I think another reason, along those same lines, that a lot of us struggle to pray is because some of us who are productive, and we do like to work hard, and we do like to be diligent and to use every minute of our days well as good stewards, I think sometimes we don’t feel that prayer is productive. I think we sometimes don’t feel like prayer is actually accomplishing anything, that it’s not doing anything. At least, we don’t feel it doing anything immediately. We don’t see the effects of it immediately. And that’s because we are thinking with materialistic, strictly physical, earthly, temporal thinking. Our mindset is on the things of this earth rather than on the things of God and the kingdom of God. And we forget that even humbling ourselves, even going to the Lord, is having an immediate effect, because prayer not only affects us and changes us, but prayer is also an end in and of itself. It’s not only a means to another end, it is an end, in that we are coming to God, we are worshiping God, we are communing and fellowshipping with our Lord.

But I think, Nathan, one of the reasons we really do sometimes not feel like praying is because we know that when we pray, it’s going to hurt.
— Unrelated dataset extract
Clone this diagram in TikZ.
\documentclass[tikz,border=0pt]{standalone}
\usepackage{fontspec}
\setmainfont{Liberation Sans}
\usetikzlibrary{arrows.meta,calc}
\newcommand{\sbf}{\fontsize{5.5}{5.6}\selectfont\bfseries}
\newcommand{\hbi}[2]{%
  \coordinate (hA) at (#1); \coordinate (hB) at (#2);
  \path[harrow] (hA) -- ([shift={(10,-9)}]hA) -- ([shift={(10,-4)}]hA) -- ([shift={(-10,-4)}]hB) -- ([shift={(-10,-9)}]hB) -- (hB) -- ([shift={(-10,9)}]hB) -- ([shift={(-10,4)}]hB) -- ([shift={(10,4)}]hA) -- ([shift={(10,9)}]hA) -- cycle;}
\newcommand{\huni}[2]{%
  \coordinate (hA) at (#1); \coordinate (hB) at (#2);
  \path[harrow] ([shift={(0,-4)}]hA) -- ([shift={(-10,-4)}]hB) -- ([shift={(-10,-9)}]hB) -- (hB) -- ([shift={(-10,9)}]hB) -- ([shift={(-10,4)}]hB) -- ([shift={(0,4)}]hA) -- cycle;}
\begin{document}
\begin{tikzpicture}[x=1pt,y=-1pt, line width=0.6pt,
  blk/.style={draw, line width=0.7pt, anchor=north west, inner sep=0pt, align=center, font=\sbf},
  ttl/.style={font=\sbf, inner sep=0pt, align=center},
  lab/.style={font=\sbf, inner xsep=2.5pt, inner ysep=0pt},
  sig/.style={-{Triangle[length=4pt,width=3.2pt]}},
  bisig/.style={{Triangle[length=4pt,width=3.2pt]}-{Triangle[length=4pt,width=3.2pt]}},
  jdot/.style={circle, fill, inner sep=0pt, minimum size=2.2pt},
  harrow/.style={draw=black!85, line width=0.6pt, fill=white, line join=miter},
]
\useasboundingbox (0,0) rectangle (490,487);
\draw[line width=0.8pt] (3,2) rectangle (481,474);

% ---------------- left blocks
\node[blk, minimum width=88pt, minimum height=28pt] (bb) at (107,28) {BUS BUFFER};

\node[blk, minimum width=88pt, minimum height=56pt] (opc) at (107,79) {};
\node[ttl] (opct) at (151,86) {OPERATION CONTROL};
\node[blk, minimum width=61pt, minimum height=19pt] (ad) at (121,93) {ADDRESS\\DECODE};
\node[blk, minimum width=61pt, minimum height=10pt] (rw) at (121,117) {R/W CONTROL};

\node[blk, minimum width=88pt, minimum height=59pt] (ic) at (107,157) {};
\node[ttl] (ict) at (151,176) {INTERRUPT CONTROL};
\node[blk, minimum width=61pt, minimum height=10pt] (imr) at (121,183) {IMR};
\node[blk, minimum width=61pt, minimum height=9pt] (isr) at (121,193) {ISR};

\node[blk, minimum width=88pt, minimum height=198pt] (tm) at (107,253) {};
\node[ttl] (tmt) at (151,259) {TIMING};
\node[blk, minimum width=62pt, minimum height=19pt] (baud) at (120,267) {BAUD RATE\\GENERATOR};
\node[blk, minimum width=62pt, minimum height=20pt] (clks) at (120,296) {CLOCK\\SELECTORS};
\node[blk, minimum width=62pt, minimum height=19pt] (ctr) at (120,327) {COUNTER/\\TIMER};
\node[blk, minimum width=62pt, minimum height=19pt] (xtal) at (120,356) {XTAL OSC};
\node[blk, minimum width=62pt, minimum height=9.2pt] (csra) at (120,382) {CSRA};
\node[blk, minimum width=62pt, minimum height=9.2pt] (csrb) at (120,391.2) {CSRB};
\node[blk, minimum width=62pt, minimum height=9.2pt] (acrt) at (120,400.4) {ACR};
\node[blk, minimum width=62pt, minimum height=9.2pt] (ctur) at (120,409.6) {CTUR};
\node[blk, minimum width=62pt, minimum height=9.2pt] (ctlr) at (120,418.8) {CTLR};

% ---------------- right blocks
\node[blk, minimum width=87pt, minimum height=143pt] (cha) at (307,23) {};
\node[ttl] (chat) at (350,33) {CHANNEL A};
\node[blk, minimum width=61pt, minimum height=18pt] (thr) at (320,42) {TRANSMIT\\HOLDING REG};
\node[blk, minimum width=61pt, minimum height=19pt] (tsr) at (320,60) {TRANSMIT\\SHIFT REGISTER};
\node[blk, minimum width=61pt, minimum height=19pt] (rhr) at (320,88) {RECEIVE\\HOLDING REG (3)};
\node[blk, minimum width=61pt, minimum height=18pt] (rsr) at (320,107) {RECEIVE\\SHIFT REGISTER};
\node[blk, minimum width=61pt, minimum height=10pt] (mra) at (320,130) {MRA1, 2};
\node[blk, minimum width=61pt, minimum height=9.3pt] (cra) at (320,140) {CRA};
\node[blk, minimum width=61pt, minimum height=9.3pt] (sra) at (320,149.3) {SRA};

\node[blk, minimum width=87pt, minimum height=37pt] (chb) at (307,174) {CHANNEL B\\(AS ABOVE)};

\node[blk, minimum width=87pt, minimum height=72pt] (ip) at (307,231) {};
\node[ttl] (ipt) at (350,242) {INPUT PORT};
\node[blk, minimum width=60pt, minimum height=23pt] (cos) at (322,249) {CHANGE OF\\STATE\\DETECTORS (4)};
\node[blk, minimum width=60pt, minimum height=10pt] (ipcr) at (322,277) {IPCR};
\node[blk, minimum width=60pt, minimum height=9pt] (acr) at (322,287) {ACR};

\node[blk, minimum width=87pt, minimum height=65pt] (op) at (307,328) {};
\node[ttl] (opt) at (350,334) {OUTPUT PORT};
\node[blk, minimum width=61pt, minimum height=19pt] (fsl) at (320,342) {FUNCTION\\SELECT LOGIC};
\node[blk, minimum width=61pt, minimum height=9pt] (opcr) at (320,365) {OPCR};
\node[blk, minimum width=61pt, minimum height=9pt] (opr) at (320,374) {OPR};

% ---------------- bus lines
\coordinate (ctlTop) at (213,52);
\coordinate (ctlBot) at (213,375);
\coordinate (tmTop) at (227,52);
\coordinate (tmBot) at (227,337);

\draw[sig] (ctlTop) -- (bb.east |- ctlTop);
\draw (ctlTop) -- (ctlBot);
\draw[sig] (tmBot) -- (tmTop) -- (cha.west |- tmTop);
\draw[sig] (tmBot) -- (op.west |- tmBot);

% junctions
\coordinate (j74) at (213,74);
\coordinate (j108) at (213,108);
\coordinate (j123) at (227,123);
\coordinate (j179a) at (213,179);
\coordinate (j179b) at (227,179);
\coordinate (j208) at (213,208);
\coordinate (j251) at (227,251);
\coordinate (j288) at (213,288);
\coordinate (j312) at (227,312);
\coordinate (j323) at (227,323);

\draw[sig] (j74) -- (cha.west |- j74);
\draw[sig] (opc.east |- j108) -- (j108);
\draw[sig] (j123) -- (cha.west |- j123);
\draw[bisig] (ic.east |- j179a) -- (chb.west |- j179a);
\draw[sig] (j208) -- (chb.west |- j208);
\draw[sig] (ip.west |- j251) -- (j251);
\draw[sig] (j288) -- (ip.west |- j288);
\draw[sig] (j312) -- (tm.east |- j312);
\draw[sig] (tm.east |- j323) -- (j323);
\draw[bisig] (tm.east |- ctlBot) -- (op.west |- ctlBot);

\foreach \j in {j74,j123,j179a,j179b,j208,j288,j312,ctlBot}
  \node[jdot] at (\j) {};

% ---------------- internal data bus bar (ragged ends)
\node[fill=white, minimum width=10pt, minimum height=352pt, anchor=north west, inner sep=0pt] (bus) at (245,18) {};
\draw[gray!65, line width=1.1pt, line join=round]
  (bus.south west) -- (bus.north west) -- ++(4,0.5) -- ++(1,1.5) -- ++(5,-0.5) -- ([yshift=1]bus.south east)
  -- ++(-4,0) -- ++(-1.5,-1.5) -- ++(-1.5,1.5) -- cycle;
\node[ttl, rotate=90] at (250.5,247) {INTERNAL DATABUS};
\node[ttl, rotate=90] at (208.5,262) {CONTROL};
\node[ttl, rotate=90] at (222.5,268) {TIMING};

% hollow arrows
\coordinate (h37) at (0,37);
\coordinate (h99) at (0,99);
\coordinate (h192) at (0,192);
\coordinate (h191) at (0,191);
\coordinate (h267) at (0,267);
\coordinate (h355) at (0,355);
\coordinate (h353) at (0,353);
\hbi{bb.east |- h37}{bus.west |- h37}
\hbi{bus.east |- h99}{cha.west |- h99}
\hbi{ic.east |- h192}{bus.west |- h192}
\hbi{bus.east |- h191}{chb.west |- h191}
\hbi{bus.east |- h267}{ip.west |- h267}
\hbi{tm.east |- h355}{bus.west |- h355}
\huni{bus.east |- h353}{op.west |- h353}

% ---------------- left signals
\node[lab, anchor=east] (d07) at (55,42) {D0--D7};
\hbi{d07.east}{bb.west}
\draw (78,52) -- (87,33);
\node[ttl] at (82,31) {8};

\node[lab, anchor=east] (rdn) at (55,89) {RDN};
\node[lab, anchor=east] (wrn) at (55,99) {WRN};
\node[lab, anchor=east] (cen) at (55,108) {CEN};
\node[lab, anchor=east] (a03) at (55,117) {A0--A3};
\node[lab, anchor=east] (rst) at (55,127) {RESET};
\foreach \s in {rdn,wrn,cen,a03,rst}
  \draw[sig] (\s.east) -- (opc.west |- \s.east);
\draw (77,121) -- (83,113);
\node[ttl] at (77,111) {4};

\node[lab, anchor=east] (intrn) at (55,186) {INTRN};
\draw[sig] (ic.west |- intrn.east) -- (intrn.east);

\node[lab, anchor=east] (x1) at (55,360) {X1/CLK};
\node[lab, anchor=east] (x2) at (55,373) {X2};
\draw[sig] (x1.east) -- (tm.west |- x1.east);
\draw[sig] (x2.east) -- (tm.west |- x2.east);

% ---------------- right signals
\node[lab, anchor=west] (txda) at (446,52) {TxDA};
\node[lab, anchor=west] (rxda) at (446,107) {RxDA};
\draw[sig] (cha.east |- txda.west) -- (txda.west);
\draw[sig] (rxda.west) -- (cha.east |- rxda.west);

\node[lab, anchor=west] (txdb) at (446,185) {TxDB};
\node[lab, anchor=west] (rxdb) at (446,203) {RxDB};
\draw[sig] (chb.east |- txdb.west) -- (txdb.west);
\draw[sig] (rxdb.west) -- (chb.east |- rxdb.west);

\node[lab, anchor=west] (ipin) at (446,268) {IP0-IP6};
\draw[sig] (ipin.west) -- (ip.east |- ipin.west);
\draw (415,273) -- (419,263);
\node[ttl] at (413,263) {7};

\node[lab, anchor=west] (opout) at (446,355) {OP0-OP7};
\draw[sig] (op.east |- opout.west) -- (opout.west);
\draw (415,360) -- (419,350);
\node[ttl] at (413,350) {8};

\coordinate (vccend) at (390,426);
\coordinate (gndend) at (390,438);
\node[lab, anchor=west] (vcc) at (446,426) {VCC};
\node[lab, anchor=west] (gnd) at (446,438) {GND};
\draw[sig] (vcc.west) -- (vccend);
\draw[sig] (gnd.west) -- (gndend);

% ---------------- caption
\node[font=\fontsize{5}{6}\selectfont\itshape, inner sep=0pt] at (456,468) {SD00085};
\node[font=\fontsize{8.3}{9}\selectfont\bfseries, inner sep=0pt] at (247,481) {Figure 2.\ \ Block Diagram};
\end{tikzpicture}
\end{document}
We’re going to need to repent of some of our sins—or all of our sins, I should say. We’re going to need to be real with God.

And we also know—and this is, I think, one of the things we don’t talk about very often, but important to talk about—that especially if we are going to the Lord to ask Him to do something—like save one of our friends, or save our father or our mother, or that God would save our child, our son, our daughter—that maybe we’ve gone so often, we’ve prayed so long and for so many years for a particular thing that has not happened, that sometimes prayer can feel as if God’s not listening to us, or that He’s just not responding in the way that we want and the timing that we think He should.
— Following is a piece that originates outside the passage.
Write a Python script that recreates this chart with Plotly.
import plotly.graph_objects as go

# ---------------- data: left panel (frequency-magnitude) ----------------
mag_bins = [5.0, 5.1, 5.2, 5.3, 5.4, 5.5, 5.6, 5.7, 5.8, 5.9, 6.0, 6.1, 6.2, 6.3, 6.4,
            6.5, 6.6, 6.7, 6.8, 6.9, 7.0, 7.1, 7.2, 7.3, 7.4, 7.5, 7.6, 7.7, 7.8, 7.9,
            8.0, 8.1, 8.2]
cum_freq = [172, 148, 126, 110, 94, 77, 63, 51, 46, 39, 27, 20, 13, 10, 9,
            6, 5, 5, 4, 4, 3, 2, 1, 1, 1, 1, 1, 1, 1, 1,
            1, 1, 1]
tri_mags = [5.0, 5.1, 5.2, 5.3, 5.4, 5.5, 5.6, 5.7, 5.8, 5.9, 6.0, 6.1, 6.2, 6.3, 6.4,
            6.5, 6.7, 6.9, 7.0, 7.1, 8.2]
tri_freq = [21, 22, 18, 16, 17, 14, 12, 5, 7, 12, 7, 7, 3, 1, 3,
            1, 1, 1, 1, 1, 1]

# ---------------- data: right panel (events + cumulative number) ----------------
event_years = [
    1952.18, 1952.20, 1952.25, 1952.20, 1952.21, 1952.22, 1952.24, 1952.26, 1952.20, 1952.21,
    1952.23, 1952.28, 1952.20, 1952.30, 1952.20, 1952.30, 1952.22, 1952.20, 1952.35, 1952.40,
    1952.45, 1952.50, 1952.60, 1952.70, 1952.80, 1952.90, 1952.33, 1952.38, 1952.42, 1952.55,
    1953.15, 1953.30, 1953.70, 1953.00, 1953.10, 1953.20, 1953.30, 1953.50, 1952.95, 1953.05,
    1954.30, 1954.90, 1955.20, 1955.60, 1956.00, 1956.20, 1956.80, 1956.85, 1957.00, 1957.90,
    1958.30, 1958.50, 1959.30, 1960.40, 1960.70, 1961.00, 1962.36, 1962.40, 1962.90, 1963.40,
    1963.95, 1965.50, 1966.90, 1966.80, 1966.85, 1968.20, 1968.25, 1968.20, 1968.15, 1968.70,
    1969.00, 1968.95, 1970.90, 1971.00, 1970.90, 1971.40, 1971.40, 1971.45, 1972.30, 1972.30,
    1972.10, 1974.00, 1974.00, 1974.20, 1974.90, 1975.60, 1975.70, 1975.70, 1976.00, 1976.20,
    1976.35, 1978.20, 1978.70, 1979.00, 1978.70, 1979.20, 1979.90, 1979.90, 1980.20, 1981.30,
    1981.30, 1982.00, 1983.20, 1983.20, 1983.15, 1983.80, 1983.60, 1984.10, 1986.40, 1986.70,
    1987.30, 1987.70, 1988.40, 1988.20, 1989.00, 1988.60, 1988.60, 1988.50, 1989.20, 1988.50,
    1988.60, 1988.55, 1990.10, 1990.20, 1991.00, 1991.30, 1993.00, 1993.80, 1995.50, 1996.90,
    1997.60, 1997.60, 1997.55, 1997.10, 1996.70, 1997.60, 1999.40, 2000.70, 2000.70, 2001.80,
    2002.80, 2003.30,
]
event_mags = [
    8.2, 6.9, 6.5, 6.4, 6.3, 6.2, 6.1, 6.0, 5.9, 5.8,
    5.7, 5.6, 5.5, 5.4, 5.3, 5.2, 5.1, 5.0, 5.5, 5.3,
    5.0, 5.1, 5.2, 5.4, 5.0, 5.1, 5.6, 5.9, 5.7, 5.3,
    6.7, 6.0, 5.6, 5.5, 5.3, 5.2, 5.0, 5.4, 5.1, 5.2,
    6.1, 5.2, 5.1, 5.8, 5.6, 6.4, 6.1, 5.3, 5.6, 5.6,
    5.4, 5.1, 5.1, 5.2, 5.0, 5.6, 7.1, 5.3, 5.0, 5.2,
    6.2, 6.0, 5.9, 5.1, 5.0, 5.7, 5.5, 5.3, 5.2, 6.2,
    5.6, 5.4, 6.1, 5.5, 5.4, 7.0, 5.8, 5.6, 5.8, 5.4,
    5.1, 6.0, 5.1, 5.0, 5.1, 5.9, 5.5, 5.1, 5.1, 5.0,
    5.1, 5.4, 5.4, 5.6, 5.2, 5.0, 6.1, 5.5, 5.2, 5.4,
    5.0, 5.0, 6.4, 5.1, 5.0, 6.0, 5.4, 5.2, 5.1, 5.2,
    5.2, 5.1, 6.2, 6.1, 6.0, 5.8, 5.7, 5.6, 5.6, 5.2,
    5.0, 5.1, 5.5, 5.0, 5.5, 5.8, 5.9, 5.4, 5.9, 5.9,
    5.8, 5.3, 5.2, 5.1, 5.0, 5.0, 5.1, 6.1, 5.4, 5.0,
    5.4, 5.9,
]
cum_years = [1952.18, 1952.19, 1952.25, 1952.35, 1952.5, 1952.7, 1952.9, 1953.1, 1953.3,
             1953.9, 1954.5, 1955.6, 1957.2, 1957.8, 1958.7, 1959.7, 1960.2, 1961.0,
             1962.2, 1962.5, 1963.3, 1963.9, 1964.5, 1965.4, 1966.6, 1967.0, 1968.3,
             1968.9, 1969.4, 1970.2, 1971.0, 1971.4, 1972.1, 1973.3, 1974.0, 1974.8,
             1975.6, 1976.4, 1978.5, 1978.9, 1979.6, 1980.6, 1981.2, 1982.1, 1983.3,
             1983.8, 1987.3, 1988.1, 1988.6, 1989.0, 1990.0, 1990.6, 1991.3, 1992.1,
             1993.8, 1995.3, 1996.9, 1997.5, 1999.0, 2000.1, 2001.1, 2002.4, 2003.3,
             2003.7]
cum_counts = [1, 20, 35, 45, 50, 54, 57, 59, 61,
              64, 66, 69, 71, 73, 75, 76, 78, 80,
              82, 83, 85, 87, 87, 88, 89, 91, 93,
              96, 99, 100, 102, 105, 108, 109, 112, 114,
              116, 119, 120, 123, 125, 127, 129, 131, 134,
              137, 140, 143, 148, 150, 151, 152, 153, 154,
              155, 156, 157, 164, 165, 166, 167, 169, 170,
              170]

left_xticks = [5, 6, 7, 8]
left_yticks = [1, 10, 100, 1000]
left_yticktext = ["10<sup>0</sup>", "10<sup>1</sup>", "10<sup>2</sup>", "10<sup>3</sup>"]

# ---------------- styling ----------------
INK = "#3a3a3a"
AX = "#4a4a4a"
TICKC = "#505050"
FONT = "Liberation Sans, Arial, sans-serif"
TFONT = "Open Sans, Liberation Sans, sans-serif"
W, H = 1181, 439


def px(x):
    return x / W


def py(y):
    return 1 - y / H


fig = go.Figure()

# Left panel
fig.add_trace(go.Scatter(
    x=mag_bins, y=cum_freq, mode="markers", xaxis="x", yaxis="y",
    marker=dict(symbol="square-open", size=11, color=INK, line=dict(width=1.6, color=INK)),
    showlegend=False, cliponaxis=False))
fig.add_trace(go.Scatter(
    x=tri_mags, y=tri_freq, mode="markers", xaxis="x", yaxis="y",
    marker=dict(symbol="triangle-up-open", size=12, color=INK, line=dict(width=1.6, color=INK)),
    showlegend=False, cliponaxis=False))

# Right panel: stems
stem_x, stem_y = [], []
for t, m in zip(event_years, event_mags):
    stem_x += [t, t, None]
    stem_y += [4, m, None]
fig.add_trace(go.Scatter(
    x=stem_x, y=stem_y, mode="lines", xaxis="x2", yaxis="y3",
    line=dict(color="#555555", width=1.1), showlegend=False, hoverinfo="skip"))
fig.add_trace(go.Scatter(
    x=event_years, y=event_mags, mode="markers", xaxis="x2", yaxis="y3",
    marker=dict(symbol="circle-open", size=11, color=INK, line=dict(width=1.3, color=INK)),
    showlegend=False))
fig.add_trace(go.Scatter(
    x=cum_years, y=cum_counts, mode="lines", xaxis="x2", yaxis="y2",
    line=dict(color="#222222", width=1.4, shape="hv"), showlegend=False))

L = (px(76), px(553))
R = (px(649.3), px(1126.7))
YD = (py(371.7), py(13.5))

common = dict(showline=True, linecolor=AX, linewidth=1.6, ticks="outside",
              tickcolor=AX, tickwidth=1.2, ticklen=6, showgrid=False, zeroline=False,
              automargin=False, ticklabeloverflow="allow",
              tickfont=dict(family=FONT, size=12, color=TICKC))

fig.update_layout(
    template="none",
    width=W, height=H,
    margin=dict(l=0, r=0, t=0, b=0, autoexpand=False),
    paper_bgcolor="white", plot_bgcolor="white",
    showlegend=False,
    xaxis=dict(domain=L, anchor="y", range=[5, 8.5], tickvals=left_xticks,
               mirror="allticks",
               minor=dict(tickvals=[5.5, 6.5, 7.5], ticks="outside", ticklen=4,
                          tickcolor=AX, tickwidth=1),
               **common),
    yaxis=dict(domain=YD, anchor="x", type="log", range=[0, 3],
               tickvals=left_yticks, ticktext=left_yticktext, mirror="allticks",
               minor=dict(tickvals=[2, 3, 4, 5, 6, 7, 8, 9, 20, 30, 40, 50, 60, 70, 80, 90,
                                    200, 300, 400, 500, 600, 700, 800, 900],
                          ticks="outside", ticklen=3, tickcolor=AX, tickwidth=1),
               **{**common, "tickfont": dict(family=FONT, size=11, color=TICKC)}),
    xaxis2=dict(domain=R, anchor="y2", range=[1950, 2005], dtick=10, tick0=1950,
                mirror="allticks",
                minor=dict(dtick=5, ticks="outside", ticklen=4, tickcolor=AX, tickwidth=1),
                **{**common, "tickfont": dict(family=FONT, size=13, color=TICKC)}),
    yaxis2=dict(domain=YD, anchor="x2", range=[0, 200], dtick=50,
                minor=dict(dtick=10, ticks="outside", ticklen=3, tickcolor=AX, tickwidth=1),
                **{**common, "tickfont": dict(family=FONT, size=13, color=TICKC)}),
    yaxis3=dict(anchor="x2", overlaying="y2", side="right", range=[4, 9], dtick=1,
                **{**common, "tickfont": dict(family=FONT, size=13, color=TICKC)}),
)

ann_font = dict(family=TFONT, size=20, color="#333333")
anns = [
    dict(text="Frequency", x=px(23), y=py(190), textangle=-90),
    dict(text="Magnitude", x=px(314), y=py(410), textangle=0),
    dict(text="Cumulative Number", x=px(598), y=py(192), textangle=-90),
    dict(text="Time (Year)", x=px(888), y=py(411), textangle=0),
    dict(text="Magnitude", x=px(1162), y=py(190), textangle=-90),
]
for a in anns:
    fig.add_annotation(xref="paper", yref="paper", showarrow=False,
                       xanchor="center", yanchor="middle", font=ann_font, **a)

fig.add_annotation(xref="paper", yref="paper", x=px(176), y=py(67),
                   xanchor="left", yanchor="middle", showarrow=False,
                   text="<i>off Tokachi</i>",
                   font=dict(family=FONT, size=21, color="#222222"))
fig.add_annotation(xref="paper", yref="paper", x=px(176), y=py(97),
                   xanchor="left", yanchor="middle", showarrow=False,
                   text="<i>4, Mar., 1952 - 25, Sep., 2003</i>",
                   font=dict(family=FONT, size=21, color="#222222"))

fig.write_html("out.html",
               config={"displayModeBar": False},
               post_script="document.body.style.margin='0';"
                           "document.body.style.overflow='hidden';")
And so, I think we sometimes struggle to pray for lots of these reasons, but that what we must do is we must strive to humble ourselves like little children and come to the Lord knowing that we need to commune with Him, and not having to commit to a particular time or a particular place or even that our prayers would have to be a particular length.

I think sometimes people don’t pray because they’ve been raised with a sort of legalism that almost requires a certain length of prayer, that if you’re not praying for however many minutes or however many hours or whatever it is that pastors or parents sometimes set for people, that they don’t feel like they’re really praying properly because they’re not praying long enough. And I think that that legalism leads people to run away from prayer and to stop praying sometimes or to think, “I just associate prayer with legalism.”

When Jesus taught His disciples the Lord’s Prayer, it took about twenty-five to thirty-five seconds, depending upon if you’re praying it in Greek, Hebrew, and English. And we have to remember that. Prayer doesn’t have to be long. Prayer doesn’t have to follow a particular formula. And we can pray not only in the mornings or in the evenings, but we can pray throughout the day wherever we are. We don’t have to have a particular position, a particular direction. We don’t have to have beads or a certain hat or a carpet. We can go to God and pray to Him, and commune with Him, and fellowship with Him, and ask Him of things, and thank Him for things, and repent of things all day long.

And so, prayer ought to become for the Christian something as freeing and as routine as inhaling and exhaling—inhaling praises, exhaling petitions; inhaling words of confession and repentance, exhaling thanksgivings. So let us, when we don’t feel like praying, preach the Word of God to our feelings and say: “I know I need to commune with my Lord. I know I need that for my life. So Lord, help me to pray.” And sometimes we forget that we can pray for help to pray.